Entering a new learning environment is truly very interesting and it is incredibly easy to give it your full attention as the chaos of your normal everyday life – i.e. part time jobs or society commitments – are removed. Everyone around is new just like you and so meeting people is not so bad when everyone is eager (if not bordering on desperate) to make friends.

Home sickness wasn’t really something that I experienced too much while I was away (sorry Mum and Dad!). However, any day that you do have a bit of a tug on your heart, those are the days to spend a tiny bit extra on the groceries and buy yourself the chocolate or the ice-cream that you usually consider for a minute but leave behind. Indulge yourself in a movie in bed or rally the troops to go out and do something fun. In any case, it is nothing more than a momentary feeling and it will go as quickly as it came.

One day without even realising it, you’ll start calling your new place home and truly mean it. New friends that you didn’t know mere months before become the family you can’t imagine living without. You forget that you ever had any worries about moving away. Then, in the blink of an eye the whole thing is over and you’re walking away, waving back at the gang and blinking really fast to avoid hysterics/people on the metro thinking you’ve lost the plot. Coming back to ‘real life’ can be weird since your life has changed an awful lot. You have new friends, unique experiences and a couple more life lessons under your belt. I found that having plans made or trips arranged kept the momentum going and lessened the feeling that life had come to a screeching halt – that this huge adventure I had been looking forward to for so long was over.

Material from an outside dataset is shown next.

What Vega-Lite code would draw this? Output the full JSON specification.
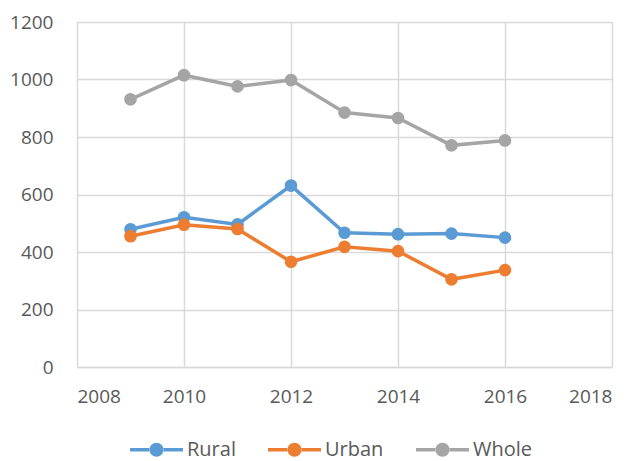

I know we all joke about those people that say, “Erasmus changed my life” and maybe that is dramatic, but it was undoubtedly one of the best things I have ever done. If you are someone going abroad this year or considering it in the future, I can only say to you to just do it. No matter what worries or concerns you may have, they are not insurmountable. Once you push through all of that and are sitting on that plane – you’ll never look back.